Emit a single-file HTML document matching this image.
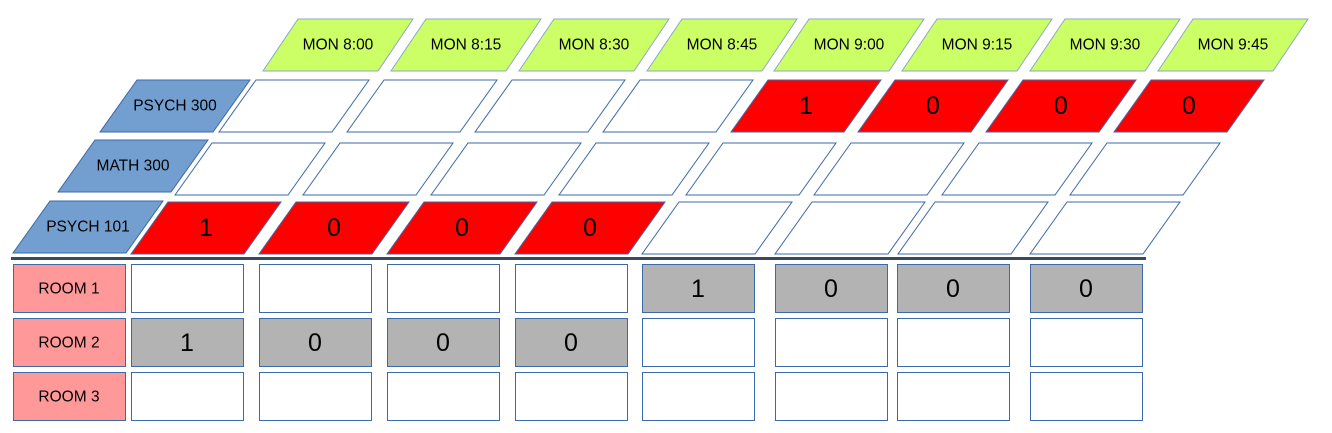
<!DOCTYPE html>
<html><head><meta charset="utf-8"><style>
html,body{margin:0;padding:0;background:#fff;width:1332px;height:433px;overflow:hidden}
svg{display:block}
text{font-family:"Liberation Sans",sans-serif;fill:#000;text-anchor:middle;dominant-baseline:central}
.l{font-size:15.5px}
.n{font-size:25px}
.h{fill:#ccff66;stroke:#8aa8c8;stroke-width:1}
.b{fill:#729fcf;stroke:#3c69a8;stroke-width:1}
.w{fill:#fff;stroke:#3c69a8;stroke-width:1}
.r{fill:#ff0000;stroke:#3c69a8;stroke-width:1}
.g{fill:#b3b3b3;stroke:#3c69a8;stroke-width:1}
.p{fill:#ff9999;stroke:#3c69a8;stroke-width:1}
</style></head><body>
<svg width="1332" height="433" viewBox="0 0 1332 433" xmlns="http://www.w3.org/2000/svg">
<g>
<polygon class="h" points="298,19 413,19 378,71 263,71"/><text class="l" x="338" y="45">MON 8:00</text>
<polygon class="h" points="426,19 541,19 506,71 391,71"/><text class="l" x="466" y="45">MON 8:15</text>
<polygon class="h" points="554,19 669,19 634,71 519,71"/><text class="l" x="594" y="45">MON 8:30</text>
<polygon class="h" points="682,19 797,19 762,71 647,71"/><text class="l" x="722" y="45">MON 8:45</text>
<polygon class="h" points="809,19 924,19 889,71 774,71"/><text class="l" x="849" y="45">MON 9:00</text>
<polygon class="h" points="937,19 1052,19 1017,71 902,71"/><text class="l" x="977" y="45">MON 9:15</text>
<polygon class="h" points="1065,19 1180,19 1145,71 1030,71"/><text class="l" x="1105" y="45">MON 9:30</text>
<polygon class="h" points="1193,19 1308,19 1273,71 1158,71"/><text class="l" x="1233" y="45">MON 9:45</text>
</g>
<g>
<polygon class="b" points="137,80 250,80 213,132 100,132"/><text class="l" x="175" y="106">PSYCH 300</text>
<polygon class="w" points="256,80 369,80 332,132 219,132"/>
<polygon class="w" points="384,80 497,80 460,132 347,132"/>
<polygon class="w" points="512,80 625,80 588,132 475,132"/>
<polygon class="w" points="640,80 753,80 716,132 603,132"/>
<polygon class="r" points="768,80 881,80 844,132 731,132"/><text class="n" x="806" y="106">1</text>
<polygon class="r" points="895,80 1008,80 971,132 858,132"/><text class="n" x="933" y="106">0</text>
<polygon class="r" points="1023,80 1136,80 1099,132 986,132"/><text class="n" x="1061" y="106">0</text>
<polygon class="r" points="1151,80 1264,80 1227,132 1114,132"/><text class="n" x="1189" y="106">0</text>
</g>
<g>
<polygon class="b" points="95,140 208,140 171,192 58,192"/><text class="l" x="133" y="166">MATH 300</text>
<polygon class="w" points="212,143 325,143 288,195 175,195"/>
<polygon class="w" points="340,143 453,143 416,195 303,195"/>
<polygon class="w" points="468,143 581,143 544,195 431,195"/>
<polygon class="w" points="596,143 709,143 672,195 559,195"/>
<polygon class="w" points="723,143 836,143 799,195 686,195"/>
<polygon class="w" points="851,143 964,143 927,195 814,195"/>
<polygon class="w" points="979,143 1092,143 1055,195 942,195"/>
<polygon class="w" points="1107,143 1220,143 1183,195 1070,195"/>
</g>
<g>
<polygon class="b" points="50,201 163,201 126,253 13,253"/><text class="l" x="88" y="227">PSYCH 101</text>
<polygon class="r" points="168,202 281,202 244,254 131,254"/><text class="n" x="206" y="228">1</text>
<polygon class="r" points="296,202 409,202 372,254 259,254"/><text class="n" x="334" y="228">0</text>
<polygon class="r" points="424,202 537,202 500,254 387,254"/><text class="n" x="462" y="228">0</text>
<polygon class="r" points="552,202 665,202 628,254 515,254"/><text class="n" x="590" y="228">0</text>
<polygon class="w" points="679,202 792,202 755,254 642,254"/>
<polygon class="w" points="812,202 925,202 888,254 775,254"/>
<polygon class="w" points="935,202 1048,202 1011,254 898,254"/>
<polygon class="w" points="1067,202 1180,202 1143,254 1030,254"/>
</g>
<rect x="11" y="257" width="1135" height="3" fill="#3b4a5a"/>
<g>
<rect class="p" x="13.5" y="264.5" width="112" height="48"/><text class="l" x="69" y="289">ROOM 1</text>
<rect class="p" x="13.5" y="318.5" width="112" height="48"/><text class="l" x="69" y="343">ROOM 2</text>
<rect class="p" x="13.5" y="372.5" width="112" height="48"/><text class="l" x="69" y="397">ROOM 3</text>

<rect class="w" x="131.5" y="264.5" width="112" height="48"/>
<rect class="w" x="259.5" y="264.5" width="112" height="48"/>
<rect class="w" x="387.5" y="264.5" width="112" height="48"/>
<rect class="w" x="515.5" y="264.5" width="112" height="48"/>
<rect class="g" x="642.5" y="264.5" width="112" height="48"/><text class="n" x="698" y="289">1</text>
<rect class="g" x="775.5" y="264.5" width="112" height="48"/><text class="n" x="831" y="289">0</text>
<rect class="g" x="897.5" y="264.5" width="112" height="48"/><text class="n" x="953" y="289">0</text>
<rect class="g" x="1030.5" y="264.5" width="112" height="48"/><text class="n" x="1086" y="289">0</text>

<rect class="g" x="131.5" y="318.5" width="112" height="48"/><text class="n" x="187" y="343">1</text>
<rect class="g" x="259.5" y="318.5" width="112" height="48"/><text class="n" x="315" y="343">0</text>
<rect class="g" x="387.5" y="318.5" width="112" height="48"/><text class="n" x="443" y="343">0</text>
<rect class="g" x="515.5" y="318.5" width="112" height="48"/><text class="n" x="571" y="343">0</text>
<rect class="w" x="642.5" y="318.5" width="112" height="48"/>
<rect class="w" x="775.5" y="318.5" width="112" height="48"/>
<rect class="w" x="897.5" y="318.5" width="112" height="48"/>
<rect class="w" x="1030.5" y="318.5" width="112" height="48"/>

<rect class="w" x="131.5" y="372.5" width="112" height="48"/>
<rect class="w" x="259.5" y="372.5" width="112" height="48"/>
<rect class="w" x="387.5" y="372.5" width="112" height="48"/>
<rect class="w" x="515.5" y="372.5" width="112" height="48"/>
<rect class="w" x="642.5" y="372.5" width="112" height="48"/>
<rect class="w" x="775.5" y="372.5" width="112" height="48"/>
<rect class="w" x="897.5" y="372.5" width="112" height="48"/>
<rect class="w" x="1030.5" y="372.5" width="112" height="48"/>
</g>
</svg>
</body></html>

→ JOB
Reproduce the whole listing word for word, setting aside any pictures.

→ FULL RESPONSE
Emit a single-file HTML document matching this image.
<!DOCTYPE html>
<html><head><meta charset="utf-8"><style>
html,body{margin:0;padding:0;background:#fff;width:1332px;height:433px;overflow:hidden}
svg{display:block}
text{font-family:"Liberation Sans",sans-serif;fill:#000;text-anchor:middle;dominant-baseline:central}
.l{font-size:15.5px}
.n{font-size:25px}
.h{fill:#ccff66;stroke:#8aa8c8;stroke-width:1}
.b{fill:#729fcf;stroke:#3c69a8;stroke-width:1}
.w{fill:#fff;stroke:#3c69a8;stroke-width:1}
.r{fill:#ff0000;stroke:#3c69a8;stroke-width:1}
.g{fill:#b3b3b3;stroke:#3c69a8;stroke-width:1}
.p{fill:#ff9999;stroke:#3c69a8;stroke-width:1}
</style></head><body>
<svg width="1332" height="433" viewBox="0 0 1332 433" xmlns="http://www.w3.org/2000/svg">
<g>
<polygon class="h" points="298,19 413,19 378,71 263,71"/><text class="l" x="338" y="45">MON 8:00</text>
<polygon class="h" points="426,19 541,19 506,71 391,71"/><text class="l" x="466" y="45">MON 8:15</text>
<polygon class="h" points="554,19 669,19 634,71 519,71"/><text class="l" x="594" y="45">MON 8:30</text>
<polygon class="h" points="682,19 797,19 762,71 647,71"/><text class="l" x="722" y="45">MON 8:45</text>
<polygon class="h" points="809,19 924,19 889,71 774,71"/><text class="l" x="849" y="45">MON 9:00</text>
<polygon class="h" points="937,19 1052,19 1017,71 902,71"/><text class="l" x="977" y="45">MON 9:15</text>
<polygon class="h" points="1065,19 1180,19 1145,71 1030,71"/><text class="l" x="1105" y="45">MON 9:30</text>
<polygon class="h" points="1193,19 1308,19 1273,71 1158,71"/><text class="l" x="1233" y="45">MON 9:45</text>
</g>
<g>
<polygon class="b" points="137,80 250,80 213,132 100,132"/><text class="l" x="175" y="106">PSYCH 300</text>
<polygon class="w" points="256,80 369,80 332,132 219,132"/>
<polygon class="w" points="384,80 497,80 460,132 347,132"/>
<polygon class="w" points="512,80 625,80 588,132 475,132"/>
<polygon class="w" points="640,80 753,80 716,132 603,132"/>
<polygon class="r" points="768,80 881,80 844,132 731,132"/><text class="n" x="806" y="106">1</text>
<polygon class="r" points="895,80 1008,80 971,132 858,132"/><text class="n" x="933" y="106">0</text>
<polygon class="r" points="1023,80 1136,80 1099,132 986,132"/><text class="n" x="1061" y="106">0</text>
<polygon class="r" points="1151,80 1264,80 1227,132 1114,132"/><text class="n" x="1189" y="106">0</text>
</g>
<g>
<polygon class="b" points="95,140 208,140 171,192 58,192"/><text class="l" x="133" y="166">MATH 300</text>
<polygon class="w" points="212,143 325,143 288,195 175,195"/>
<polygon class="w" points="340,143 453,143 416,195 303,195"/>
<polygon class="w" points="468,143 581,143 544,195 431,195"/>
<polygon class="w" points="596,143 709,143 672,195 559,195"/>
<polygon class="w" points="723,143 836,143 799,195 686,195"/>
<polygon class="w" points="851,143 964,143 927,195 814,195"/>
<polygon class="w" points="979,143 1092,143 1055,195 942,195"/>
<polygon class="w" points="1107,143 1220,143 1183,195 1070,195"/>
</g>
<g>
<polygon class="b" points="50,201 163,201 126,253 13,253"/><text class="l" x="88" y="227">PSYCH 101</text>
<polygon class="r" points="168,202 281,202 244,254 131,254"/><text class="n" x="206" y="228">1</text>
<polygon class="r" points="296,202 409,202 372,254 259,254"/><text class="n" x="334" y="228">0</text>
<polygon class="r" points="424,202 537,202 500,254 387,254"/><text class="n" x="462" y="228">0</text>
<polygon class="r" points="552,202 665,202 628,254 515,254"/><text class="n" x="590" y="228">0</text>
<polygon class="w" points="679,202 792,202 755,254 642,254"/>
<polygon class="w" points="812,202 925,202 888,254 775,254"/>
<polygon class="w" points="935,202 1048,202 1011,254 898,254"/>
<polygon class="w" points="1067,202 1180,202 1143,254 1030,254"/>
</g>
<rect x="11" y="257" width="1135" height="3" fill="#3b4a5a"/>
<g>
<rect class="p" x="13.5" y="264.5" width="112" height="48"/><text class="l" x="69" y="289">ROOM 1</text>
<rect class="p" x="13.5" y="318.5" width="112" height="48"/><text class="l" x="69" y="343">ROOM 2</text>
<rect class="p" x="13.5" y="372.5" width="112" height="48"/><text class="l" x="69" y="397">ROOM 3</text>

<rect class="w" x="131.5" y="264.5" width="112" height="48"/>
<rect class="w" x="259.5" y="264.5" width="112" height="48"/>
<rect class="w" x="387.5" y="264.5" width="112" height="48"/>
<rect class="w" x="515.5" y="264.5" width="112" height="48"/>
<rect class="g" x="642.5" y="264.5" width="112" height="48"/><text class="n" x="698" y="289">1</text>
<rect class="g" x="775.5" y="264.5" width="112" height="48"/><text class="n" x="831" y="289">0</text>
<rect class="g" x="897.5" y="264.5" width="112" height="48"/><text class="n" x="953" y="289">0</text>
<rect class="g" x="1030.5" y="264.5" width="112" height="48"/><text class="n" x="1086" y="289">0</text>

<rect class="g" x="131.5" y="318.5" width="112" height="48"/><text class="n" x="187" y="343">1</text>
<rect class="g" x="259.5" y="318.5" width="112" height="48"/><text class="n" x="315" y="343">0</text>
<rect class="g" x="387.5" y="318.5" width="112" height="48"/><text class="n" x="443" y="343">0</text>
<rect class="g" x="515.5" y="318.5" width="112" height="48"/><text class="n" x="571" y="343">0</text>
<rect class="w" x="642.5" y="318.5" width="112" height="48"/>
<rect class="w" x="775.5" y="318.5" width="112" height="48"/>
<rect class="w" x="897.5" y="318.5" width="112" height="48"/>
<rect class="w" x="1030.5" y="318.5" width="112" height="48"/>

<rect class="w" x="131.5" y="372.5" width="112" height="48"/>
<rect class="w" x="259.5" y="372.5" width="112" height="48"/>
<rect class="w" x="387.5" y="372.5" width="112" height="48"/>
<rect class="w" x="515.5" y="372.5" width="112" height="48"/>
<rect class="w" x="642.5" y="372.5" width="112" height="48"/>
<rect class="w" x="775.5" y="372.5" width="112" height="48"/>
<rect class="w" x="897.5" y="372.5" width="112" height="48"/>
<rect class="w" x="1030.5" y="372.5" width="112" height="48"/>
</g>
</svg>
</body></html>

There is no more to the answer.